Russia’s Liberal Pseudo-Politicians
Can Russia’s liberal movement find a leader who can connect with ordinary Russians?
- Russia's liberals are acting in a manner that makes them seem more like "pseudo" politicians than real politicians.
- The more Russia's liberals connect abroad, playing the role of Russian opposition politician there, the less they count at home.
- The rise of a new generation of leaders who were not active in the 1990s has further fragmented the pro-democratic spectrum.
A key reason for the relative social and political insignificance of Russian liberalism has to do less with President Vladimir Putin’s authoritarianism than with post-Soviet liberal leaders themselves, if not with decades-old pathologies of Russian intelligentsia culture. Russian liberals have yet to start engaging with politics proper.
Russia’s democratic movement has to contend with a significant internal problem. Instead of facing the realities of inter-party competition and coalition building in post-Soviet Russia, many of Russia’s liberal activists act like political moralists, high-flying humanists, busy civic activists and theory-savvy analysts. Posing as politicians, they have mentally never left the remnants of intellectual life and civil society.
In order to become effective participants in the rough-and-tumble of political life, Russia’s liberals need to embrace the notion of strategy and the tactics of fighting for power. Currently, their fledgling political activities merely play into the hands of President Putin and his ilk in the Kremlin, who are known to be ruthless power realists.
Two decades after independence, Russia’s democratic opposition forces still need to overcome the Yavlinsky Syndrome — the pattern of behavior shown in the 1990s by the then-leading democratic politician Grigory Yavlinsky. Yavlinsky was famous for his avoidance of making political alliances and shying away from taking responsibility in government — hardly the way to bring about the political change the country so desperately needs.
To be sure, many of Russia’s liberals are well traveled and well informed. They are intimately familiar with the functioning of Western societies. They understand that real-life, contemporary democratic politics often necessitates awkward alliances, self-denying compromises and disgusting opportunism. That is the nature of politics in pluralistic settings — and it is the price that often has to be paid to obtain executive positions.
However, Russia’s reformers continue to see their own practical politics as a purist and/or altruistic exercise. They view the quality of their political engagement in terms of the consistency and principledness of their public positions and everyday behavior.
At first glance, this is a laudable attitude, speaking in favor of the quality of post-Soviet Russian liberalism. On second thought, though, Russia’s liberals are acting in a manner that makes them seem more like pseudo politicians than real politicians.
Thus, their continuing political insignificance is, to some degree, a result of their own choice. The liberals’ excessive pride and permanent infighting sometimes borders on sectarianism. It is apolitical, if not ultimately anti-political, behavior.

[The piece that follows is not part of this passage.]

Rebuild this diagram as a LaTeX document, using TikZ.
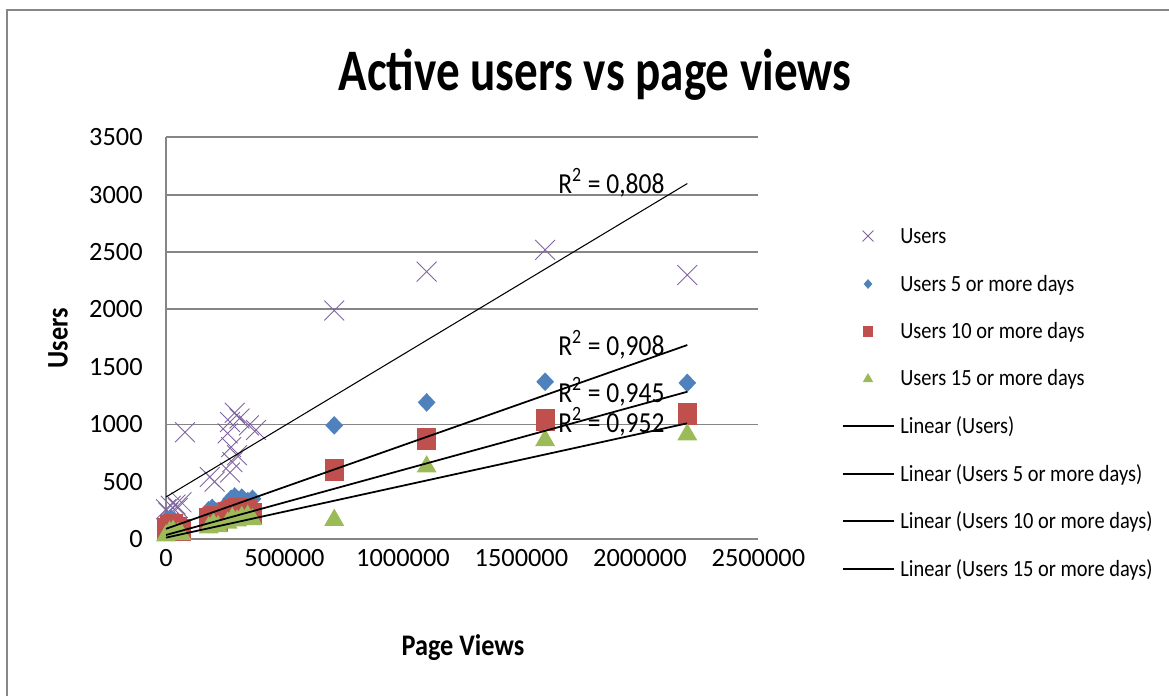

Paradoxically, the liberals’ engagement with their Western colleagues often serves to strengthen rather than weaken these pathologies. Instead of facing the challenges of building a nationwide political movement throughout Russia’s provinces, a number of liberal party leaders are occupied with frequent visits to Europe and North America.
Some of them are happy to be sought-after guests at Western political meetings, columnists in major international newspapers and speakers at prestigious foreign conferences. But the more they connect abroad, playing the role of Russian opposition politician there, the less they count at home.
To be sure, there is now a new cohort of democratic leaders emerging, including Alexei Navalnyi, Mikhail Prokhorov and Ilya Yashin. They were not active in the 1990s and seem to have a more pragmatic attitude towards politics. Yet so far, the rise of these new leaders has only further fragmented the pro-democratic spectrum.
Like most of their older colleagues, many of the new leaders come from Moscow or St. Petersburg, belong to the upper middle class (or even the upper class), and are too highbrow for the average Russian voter.
For Russian liberalism to ever succeed, it will need a leader who is different from the current ones. Preferably, this person would not come from the Moscow or St. Petersburg intelligentsia, or not be perceived as an aloof egghead with little empathy for the worries and needs of ordinary Russians outside the country’s two major metropolitan cities.
Ideally, the new leader would have a natural understanding of the need for coalition-building and reaching compromises. He or she should be a person who actually wants to obtain, and work in, a high position in the Russian executive rather than merely perform in scholarly debates or international symposia. Russian liberalism, in short, needs a real politician — and not yet another “intelligent” at its helm.